**Supplied material**

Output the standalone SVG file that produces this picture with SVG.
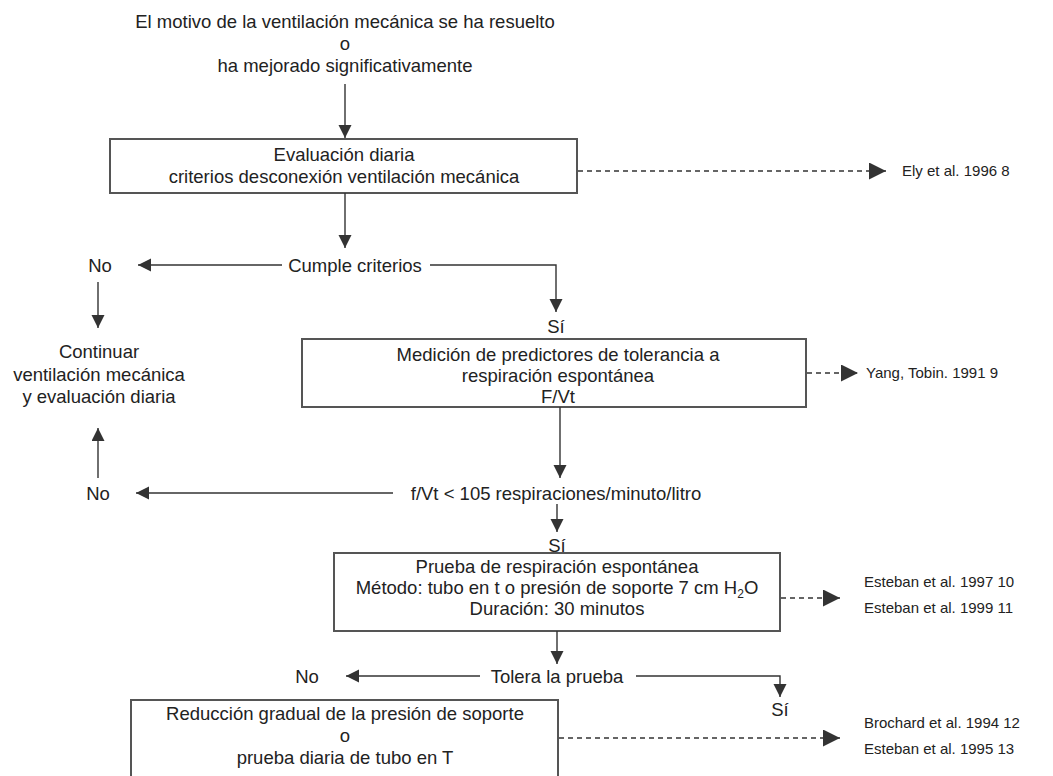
<svg xmlns="http://www.w3.org/2000/svg" width="1053" height="776" viewBox="0 0 1053 776">
<style>
text{font-family:"Liberation Sans",Arial,sans-serif;fill:#222;}
.t{font-size:18.5px;text-anchor:middle;}
.r{font-size:15px;text-anchor:start;}
.box{fill:#fff;stroke:#555;stroke-width:2;}
.ln{fill:none;stroke:#333;stroke-width:1.4;}
.ds{fill:none;stroke:#333;stroke-width:1.6;stroke-dasharray:5,4;}
</style>
<defs>
<marker id="ah" markerUnits="userSpaceOnUse" markerWidth="14" markerHeight="14" refX="13" refY="6.5" orient="auto"><path d="M0,0 L13,6.5 L0,13 z" fill="#333"/></marker>
<marker id="ahd" markerUnits="userSpaceOnUse" markerWidth="18" markerHeight="18" refX="17" refY="8.5" orient="auto"><path d="M0,0 L17,8.5 L0,17 z" fill="#333"/></marker>
</defs>
<rect width="1053" height="776" fill="#fff"/>

<g id="start">
<text class="t" x="345" y="28">El motivo de la ventilación mecánica se ha resuelto</text>
<text class="t" x="345" y="50">o</text>
<text class="t" x="345" y="72">ha mejorado significativamente</text>
</g>

<g id="evaluacion">
<rect class="box" x="110" y="139" width="467" height="54"/>
<text class="t" x="344" y="161">Evaluación diaria</text>
<text class="t" x="344" y="183">criterios desconexión ventilación mecánica</text>
</g>
<g id="ref-ely"><text class="r" x="902" y="176">Ely et al. 1996 8</text></g>

<g id="cumple"><text class="t" x="355" y="272">Cumple criterios</text></g>
<g id="no1"><text class="t" x="100" y="272">No</text></g>
<g id="si1"><text class="t" x="556" y="333">Sí</text></g>

<g id="continuar">
<text class="t" x="99" y="358">Continuar</text>
<text class="t" x="99" y="381">ventilación mecánica</text>
<text class="t" x="99" y="403">y evaluación diaria</text>
</g>

<g id="medicion">
<rect class="box" x="302" y="339" width="504" height="68"/>
<text class="t" x="558" y="361">Medición de predictores de tolerancia a</text>
<text class="t" x="558" y="382">respiración espontánea</text>
<text class="t" x="558" y="403">F/Vt</text>
</g>
<g id="ref-yang"><text class="r" x="866" y="378">Yang, Tobin. 1991 9</text></g>

<g id="fvt"><text class="t" x="556" y="500">f/Vt &lt; 105 respiraciones/minuto/litro</text></g>
<g id="no2"><text class="t" x="98" y="500">No</text></g>
<g id="si2"><text class="t" x="557" y="552">Sí</text></g>

<g id="prueba">
<rect class="box" x="334" y="553" width="446" height="78"/>
<text class="t" x="557" y="573">Prueba de respiración espontánea</text>
<text class="t" x="557" y="594">Método: tubo en t o presión de soporte 7 cm H<tspan font-size="12" dy="4">2</tspan><tspan dy="-4">O</tspan></text>
<text class="t" x="557" y="615">Duración: 30 minutos</text>
</g>
<g id="ref-esteban"><text class="r" x="864" y="587">Esteban et al. 1997 10</text><text class="r" x="864" y="613">Esteban et al. 1999 11</text></g>

<g id="tolera"><text class="t" x="557" y="683">Tolera la prueba</text></g>
<g id="no3"><text class="t" x="307" y="683">No</text></g>
<g id="si3"><text class="t" x="780" y="716">Sí</text></g>

<g id="reduccion">
<rect class="box" x="131" y="700" width="427" height="90"/>
<text class="t" x="345" y="720">Reducción gradual de la presión de soporte</text>
<text class="t" x="345" y="742">o</text>
<text class="t" x="345" y="764">prueba diaria de tubo en T</text>
</g>
<g id="ref-brochard"><text class="r" x="864" y="728">Brochard et al. 1994 12</text><text class="r" x="864" y="754">Esteban et al. 1995 13</text></g>

<g id="connectors">
<line class="ln" x1="345" y1="84" x2="345" y2="138" marker-end="url(#ah)"/>
<line class="ds" x1="578" y1="171" x2="886" y2="171" marker-end="url(#ahd)"/>
<line class="ln" x1="345" y1="193" x2="345" y2="248" marker-end="url(#ah)"/>
<line class="ln" x1="282" y1="265" x2="138" y2="265" marker-end="url(#ah)"/>
<polyline class="ln" points="430,265 556,265 556,312" marker-end="url(#ah)"/>
<line class="ln" x1="98" y1="282" x2="98" y2="328" marker-end="url(#ah)"/>
<line class="ds" x1="807" y1="373" x2="858" y2="373" marker-end="url(#ahd)"/>
<line class="ln" x1="560" y1="407" x2="560" y2="478" marker-end="url(#ah)"/>
<line class="ln" x1="393" y1="493" x2="136" y2="493" marker-end="url(#ah)"/>
<line class="ln" x1="98" y1="478" x2="98" y2="428" marker-end="url(#ah)"/>
<line class="ln" x1="557" y1="504" x2="557" y2="532" marker-end="url(#ah)"/>
<line class="ds" x1="781" y1="598" x2="840" y2="598" marker-end="url(#ahd)"/>
<line class="ln" x1="557" y1="631" x2="557" y2="664" marker-end="url(#ah)"/>
<line class="ln" x1="480" y1="676" x2="346" y2="676" marker-end="url(#ah)"/>
<polyline class="ln" points="636,676 780,676 780,697" marker-end="url(#ah)"/>
<line class="ds" x1="559" y1="738" x2="840" y2="738" marker-end="url(#ahd)"/>
</g>
</svg>
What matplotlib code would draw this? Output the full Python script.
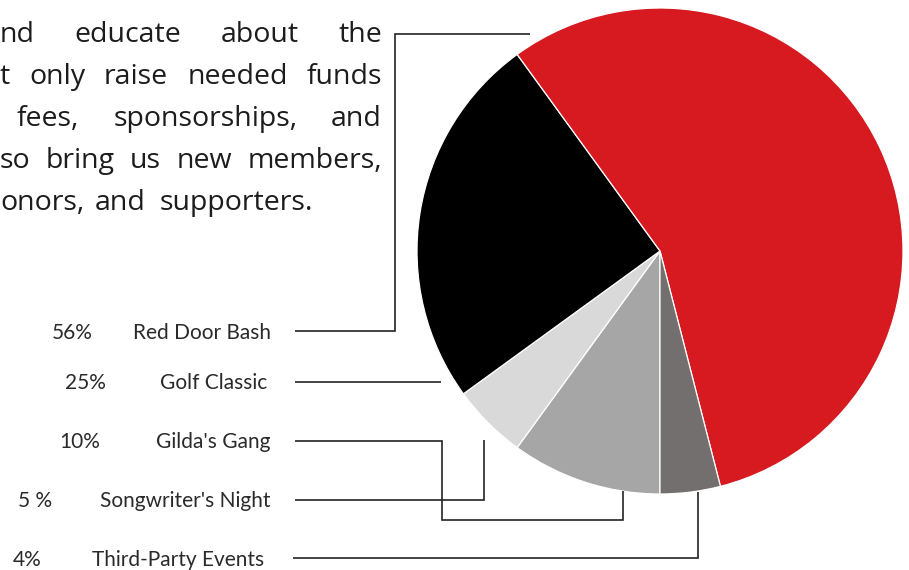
import matplotlib
matplotlib.use('Agg')
import matplotlib.pyplot as plt

# ---- data ----
segments = ["Gilda's Gang", "Songwriter's Night", "Golf Classic", "Red Door Bash", "Third-Party Events"]
shares = [10, 5, 25, 56, 4]
colors = ['#a6a6a6', '#d9d9d9', '#000000', '#d71920', '#736f6e']

label_names = ["Red Door Bash", "Golf Classic", "Gilda's Gang", "Songwriter's Night", "Third-Party Events"]
label_pcts = ["56%", "25%", "10%", "5 %", "4%"]

body_lines = [
    ["nd", "educate", "about", "the"],
    ["t", "only", "raise", "needed", "funds"],
    ["fees,", "sponsorships,", "and"],
    ["so", "bring", "us", "new", "members,"],
    ["onors,", "and", "supporters."],
]

# ---- layout (pixel coordinates) ----
W, H = 909, 570
fig = plt.figure(figsize=(W / 100, H / 100), dpi=100)
ax = fig.add_axes([0, 0, 1, 1])

ax.pie(shares, colors=colors, startangle=90, counterclock=True,
       center=(660, 251), radius=243,
       wedgeprops=dict(edgecolor='white', linewidth=0.9))
ax.set_xlim(0, W)
ax.set_ylim(H, 0)
ax.set_aspect('equal')
ax.axis('off')

body_font = dict(family='Open Sans', fontsize=20.5, color='#1c1c1c')
line_base = [42, 84, 126, 168, 210]
line_x0 = [0, 0, 17, 0, 0]
justify = [True, True, True, True, False]
last_line_x = [0, 95, 160]
right_edge = 382

fig.canvas.draw()
renderer = fig.canvas.get_renderer()

def width_px(txt):
    t = ax.text(0, 0, txt, **body_font)
    bb = t.get_window_extent(renderer=renderer)
    t.remove()
    return bb.width

for words, y, x0, just in zip(body_lines, line_base, line_x0, justify):
    if just:
        ws = [width_px(w) for w in words]
        gap = (right_edge - x0 - sum(ws)) / (len(words) - 1)
        x = x0
        for w, wd in zip(words, ws):
            ax.text(x, y, w, ha='left', va='baseline', **body_font)
            x += wd + gap
    else:
        for w, x in zip(words, last_line_x):
            ax.text(x, y, w, ha='left', va='baseline', **body_font)

# labels
lab_font = dict(family='Lato', fontsize=15, color='#2a2a2a')
lab_base = [339, 389, 448, 507, 566]
pct_right = [93, 106, 100, 52, 42]
name_right = [271, 267, 270, 271, 264]
for name, pct, y, pr, nr in zip(label_names, label_pcts, lab_base, pct_right, name_right):
    ax.text(pr, y, pct, ha='right', va='baseline', **lab_font)
    ax.text(nr, y, name, ha='right', va='baseline', **lab_font)

# leader lines
leaders = [
    [(295, 331), (395, 331), (395, 34), (530, 34)],
    [(295, 382), (441, 382)],
    [(295, 441), (442, 441), (442, 520), (623, 520), (623, 491)],
    [(295, 500), (484, 500), (484, 440)],
    [(293, 558), (698, 558), (698, 492)],
]
for pts in leaders:
    xs, ys = zip(*pts)
    ax.plot(xs, ys, color='#222222', lw=1.2, solid_joinstyle='miter', solid_capstyle='butt')

fig.savefig('out.png', dpi=100)
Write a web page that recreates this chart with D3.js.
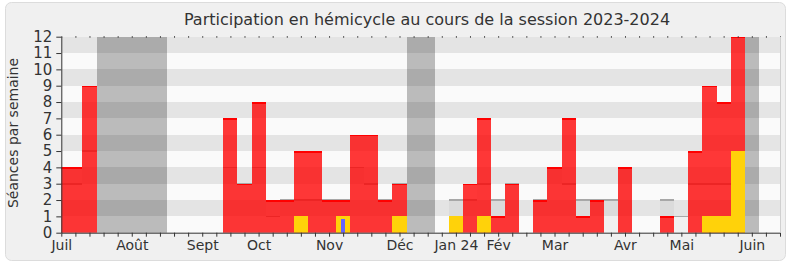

**What the exercise asks**
Only the lines from the one bearing "What matplotlib code" to the one bearing "colors = ['#a6a6a6', '#d9d9d9', '#000000', '#d71920', '#736f6e']", both included, should be restated word for word, with pictures left out.

**Exercise response**
What matplotlib code would draw this? Output the full Python script.
import matplotlib
matplotlib.use('Agg')
import matplotlib.pyplot as plt

# ---- data ----
segments = ["Gilda's Gang", "Songwriter's Night", "Golf Classic", "Red Door Bash", "Third-Party Events"]
shares = [10, 5, 25, 56, 4]
colors = ['#a6a6a6', '#d9d9d9', '#000000', '#d71920', '#736f6e']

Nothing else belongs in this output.